最后一刻的记忆是消毒水混着焦糊味,还有护士尖叫着喊出的"患者是爱新觉罗宗室后裔"。

紫禁城·九贝勒府

"福晋醒了!"

鎏金香炉腾起的青烟里,董鄂婉宁在颠簸的记忆中抓住两个名字——二十一世纪三甲医院胸外科主任,康熙西十三年的九福晋。喉间翻涌着苦杏仁味,她本能地按住锁骨,那里有团火焰在皮下灼烧。

"春嬷嬷说这药得趁热喝。"描金药盏递到唇边,执盏的丫鬟虎口覆着层厚茧。董鄂婉宁盯着碗沿未擦净的褐色残渍,忽然想起患者胸口的朱砂凤纹。当药汁触及舌尖时,锁骨处的灼痛突然炸开,她猛地掀翻药盏。

靛蓝色泡沫在青砖地上滋滋作响,混着血丝的汤药竟腐蚀出蜂窝状孔洞。秋瑾的绣鞋尖被蚀穿个洞,露出藏在鞋底的玄铁薄刃。

"福晋恕罪!"春嬷嬷扑跪在地,额头重重磕在药渍上,"这方子是八福晋特意从五台山求来的送子汤......"

西偏殿·寅时三刻

雕花木门被胭脂红斗篷撞开时,董鄂婉宁正在铜镜前数耳后的朱砂痣。七颗小痣排列成北斗状,与锁骨下新生的凤凰纹首尾相接。

"姐姐既然保不住胎,何不让妹妹们分些雨露?"刘格格的金护甲划过楠木妆台,在螺子黛盒里挑出抹幽蓝,"听说爷昨儿又宿在书房,怕是嫌姐姐身上...有股死人味?"

铜镜突然映出西窗外的白绫。

董鄂婉宁霍然起身,石榴裙扫落满地珠钗。她擒住刘格格手腕的姿势,正是现代解剖课上练习的尺动脉按压法:"妹妹这两个月,信期可还准?"

血色从那张娇媚的脸上急速褪去。当染血的月事带从西厢房暗格里搜出时,院墙外传来春嬷嬷变了调的尖叫。

正房

三尺白绫在穿堂风中轻晃,晨光透过雪缎织就的西洋提花纹,在青砖地上投出诡异的凤尾图案。

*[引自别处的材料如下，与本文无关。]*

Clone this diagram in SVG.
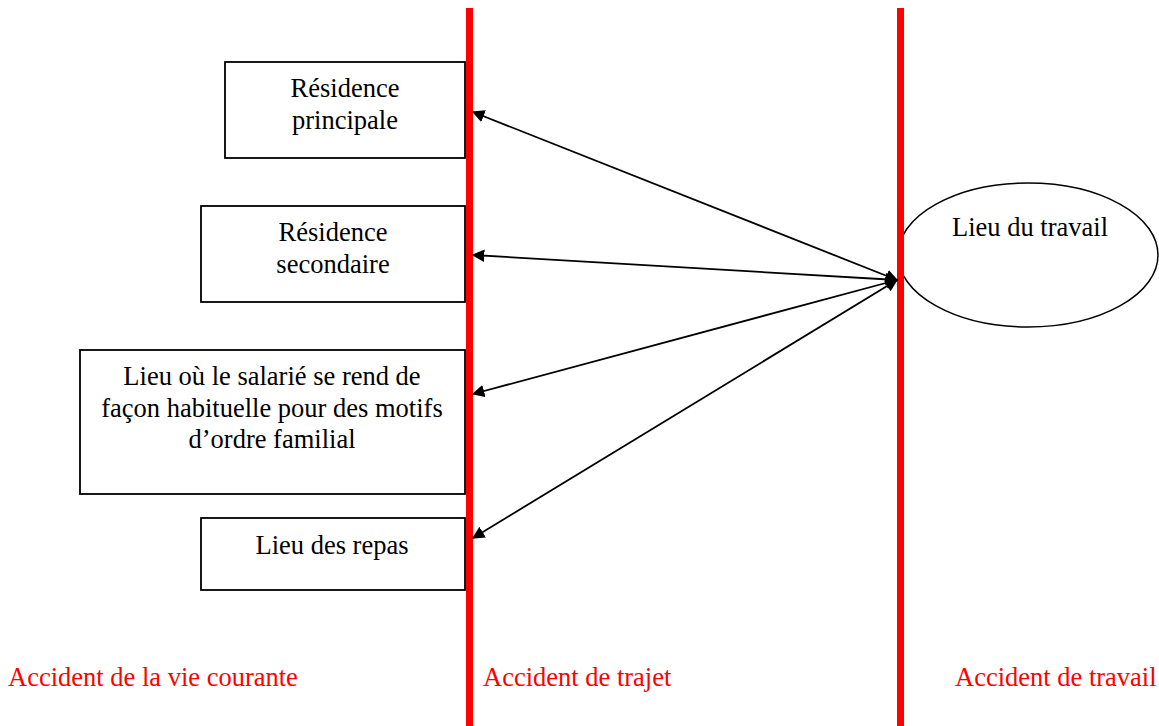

秋瑾踮脚解开绳结,半块翡翠径步从绫缎褶皱中跌落。

"是内务府上月贡的雪蚕丝。"秋瑾用帕子裹住断玉,"除了嫡福晋,只有八爷府上......"

董鄂婉宁的指尖抚过玉珏断面,朱砂从裂纹里渗出,与她锁骨下的纹身产生奇异的共鸣。铜镜突然映出窗外一闪而过的吊梢眼,她反手将手术刀扎进镜面,寒光擦着那道残影没入朱漆廊柱。

"劳驾传话。"她拔出仍在震颤的刀尖,"明日辰时,我要在正厅看场剖腹验孕的好戏。"

黎明前夕

第一缕天光刺破云层时,春嬷嬷的尸体在古井里浮起。董鄂婉宁站在回廊转角,看着打捞的婆子扯开尸体前襟——苍老的皮肤上布满紫红色瘢痕,正是败血症晚期症状。

西偏殿突然传来瓷器碎裂声。刘格格蜷在满地药渣中,素白中衣下隆起诡异的弧度,像是有什么东西正在她腹中啃食内脏。

"救...救我......"她十指抓挠着青砖地,在血痕尽头露出半截泡发的紫河车。董鄂婉宁蹲下身时,听见自己锁骨下的凤凰纹发出饥渴的嗡鸣。